In the midst of this swirl of confusion, Jesus says, “I AM the Way, the Truth, and the Life.”

The New Testament understanding of faith was never a blind leap into the dark abyss of unknowing; quite the opposite. The New Testament Greek words for faith (pistis) and believe (pisteuo) means “to trust, to commit to, to put your weight down on.”

Since the resurrection of Jesus, notions of faith and belief are and always have been a step into the ultimate reality. The first apostles believed so much in the reality of Jesus of Nazareth’s life, death, and resurrection that they staked their very lives on it—and we can too.

So How Do We Live in Hope?

We must, first and foremost, recall history. Renown church historian and current President of Gordon-Conwell Theological Seminary, Dr. Scott Sunquist, is known to say “history is very important.”

The Israelites were well versed at recalling their history. God commissioned Joshua to make remembrance stones and called Israelites to celebrate feasts which recall God’s action in human history.

Every Passover Seder reminds the Jewish people of the faithfulness of Jehovah God over the centuries. Many Psalms begin with lament but end with praise as the psalmist recalls God’s faithfulness throughout history.

Psalm 22 begins “My God, my God, why have you forsaken me?”Then the psalmist begins to recall God’s goodness and deliverance, “In you, Lord, our ancestors trusted;and you delivered them.”

After remembering, the psalmist breaks into praise, “I shall live for him. Posterity will serve him;future generations will be told about the Lord, and proclaim his deliverance to a people yet unborn,saying that he has done it.”

Especially in our pluralistic, relativistic, and often despondent culture, Jesus followers need to take time to remember and recall God acting in human history. We must affirm our faith that:

1 – God is real.


2 – God revealed himself fully in the historical figure, Jesus of Nazareth. In Jesus, we see the full goodness, justice, power, and lavish love of God.

Here are some pointers to remind us:

  1. The fact of the world. As Gottfried Leibniz posed, “Why is there something instead of nothing?” The mere fact that the world exists points to a creator God. Renown Cambridge Mathematical Physicist John Polkinghorn argues that in order for the world as we know it to come into being, billions of constants had to be finely tuned. If any had been off a fraction, the world would not exist.
  2. The design of the world. It is difficult to observe the intricate design of the world and throw it all up to random chance. Think of the complex intricate focusing equipment of the human eye and the uniqueness of each human thumbprint. Picture the beauty of nature: a sunset and the intricacies of a leaf. It is highly unconvincing to say it has no designer and that it is all random.
  1. Personhood. What about human reason? Human creativity? Personality? Can the impersonal create the personal? Could our human intelligence have come from cold matter?
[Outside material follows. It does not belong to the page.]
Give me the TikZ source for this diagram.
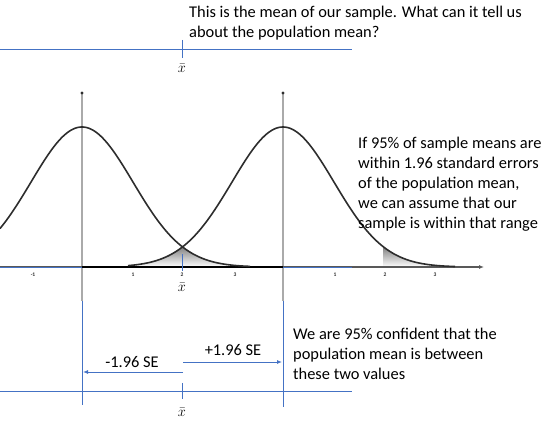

Our ability to reason, imagine, create, and make decisions points to the existence of an ultimate intelligence.
  2. Values. Where do values we cherish such as truth, beauty, goodness, creativity, and love come from? If they just come from within ourselves, why do we all value them (granted in different ways in different cultures, but there does seem to be much common ground)?
  3. Conscience. Every human being has a sense of right and wrong. Most humans have this instinctive sense of the “ought.” But where does the “ought” within us come from?
  4. Religion. Wherever you go, in every culture, there is belief in God. Why is there this concept of God in the first place? Why is it that humans have this instinct to worship something beyond ourselves.
  5. History. Over and again, archeological findings corroborate the biblical narrative of a creator God who is faithful, compassionate, just, merciful, and actively involved in human history. This is not a made-up fairy tale. It is an account of events that occurred in real time and real space.
  6. Jesus Christ. The BEST evidence for the existence of God is the person of Jesus Christ who revealed God to the world. Jesus is God with skin—fully human and fully divine. (Philippians 2) The Gospels proclaim that God actually came to earth and walked among us.
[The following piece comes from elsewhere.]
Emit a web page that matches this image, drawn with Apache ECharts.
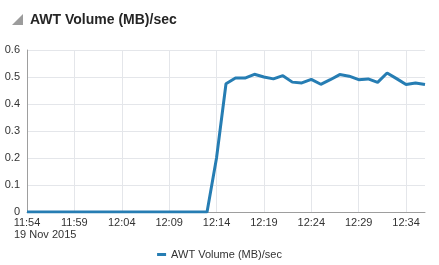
<!DOCTYPE html>
<html>
<head>
<meta charset="utf-8">
<script src="https://cdn.jsdelivr.net/npm/echarts@6/dist/echarts.min.js"></script>
<style>
html,body{margin:0;padding:0;background:#fff;}
#chart{width:439px;height:265px;}
</style>
</head>
<body>
<div id="chart"></div>
<script>
const chartTitle = 'AWT Volume (MB)/sec';
const seriesName = 'AWT Volume (MB)/sec';
const dateLabel = '19 Nov 2015';
const times = [
  '11:54','11:55','11:56','11:57','11:58','11:59','12:00','12:01','12:02','12:03',
  '12:04','12:05','12:06','12:07','12:08','12:09','12:10','12:11','12:12','12:13',
  '12:14','12:15','12:16','12:17','12:18','12:19','12:20','12:21','12:22','12:23',
  '12:24','12:25','12:26','12:27','12:28','12:29','12:30','12:31','12:32','12:33',
  '12:34','12:35','12:36'
];
const volume = [
  0,0,0,0,0,0,0,0,0,0,
  0,0,0,0,0,0,0,0,0,0,
  0.2,0.475,0.496,0.496,0.51,0.5,0.493,0.505,0.481,0.478,
  0.491,0.473,0.49,0.509,0.503,0.49,0.493,0.48,0.515,0.494,
  0.472,0.478,0.472
];
const yTicks = { min: 0, max: 0.6, interval: 0.1 };

const font = 'Liberation Sans, Arial, sans-serif';
const chart = echarts.init(document.getElementById('chart'), null, {renderer: 'canvas'});
chart.setOption({
  animation: false,
  backgroundColor: '#ffffff',
  textStyle: { fontFamily: font },
  title: {
    text: chartTitle,
    left: 30, top: 13, padding: 0,
    textStyle: { fontFamily: font, fontSize: 14, fontWeight: 'bold', color: '#252525' }
  },
  graphic: [
    { type: 'polygon', shape: { points: [[12,25],[23,25],[23,14]] }, style: { fill: '#9c9c9c' } },
    { type: 'text', left: 14, top: 229, style: { text: dateLabel, font: '11px ' + font, fill: '#333333' } }
  ],
  legend: {
    top: 249, left: 'center', padding: 0,
    icon: 'rect', itemWidth: 9, itemHeight: 3,
    textStyle: { fontFamily: font, fontSize: 11, color: '#333333' },
    data: [seriesName]
  },
  grid: { left: 27, right: 14, top: 50, bottom: 53, containLabel: false },
  xAxis: {
    type: 'category',
    data: times,
    boundaryGap: false,
    axisLine: { show: true, lineStyle: { color: '#9e9e9e', width: 1 } },
    axisTick: { show: false },
    axisLabel: { interval: 4, margin: 5, fontSize: 11, color: '#333333', fontFamily: font },
    splitLine: { show: true, interval: 4, lineStyle: { color: '#e4e6ea', width: 1 } }
  },
  yAxis: {
    type: 'value',
    min: yTicks.min, max: yTicks.max, interval: yTicks.interval,
    axisLine: { show: true, lineStyle: { color: '#9e9e9e', width: 1 } },
    axisTick: { show: false },
    axisLabel: { margin: 7, fontSize: 11, color: '#333333', fontFamily: font },
    splitLine: { show: true, lineStyle: { color: '#e4e6ea', width: 1 } }
  },
  series: [{
    name: seriesName,
    type: 'line',
    data: volume,
    showSymbol: false,
    symbol: 'none',
    itemStyle: { color: '#267db3' },
    lineStyle: { color: '#267db3', width: 3 }
  }]
});
</script>
</body>
</html>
What do we see in this Jesus? It is important to remember his miraculous birth,first and foremost.

Second, his unparalleled teachings turned concepts of power on its head and have been at the center of many social reform movements in human history, including our own civil rights movement. His call to love God, neighbor, and self. There has been no rival to the teaching of Jesus.

Third, his perfect life of LOVE is unmatchable. No human being has lived a perfect life of love like Jesus. John, his closest companion said about us, “If we say we have no sin, we deceive ourselves and the truth is not in us” (1 John 1:8). And later, he says of Jesus, “In him was no sin” (1 John 3:5). He loved so radically that although he was God, he washed his disciple’s feet. He treated all with dignity in a highly fractionalized culture. Even while being crucified, Jesus said, “Father forgive them for they know not what they do.”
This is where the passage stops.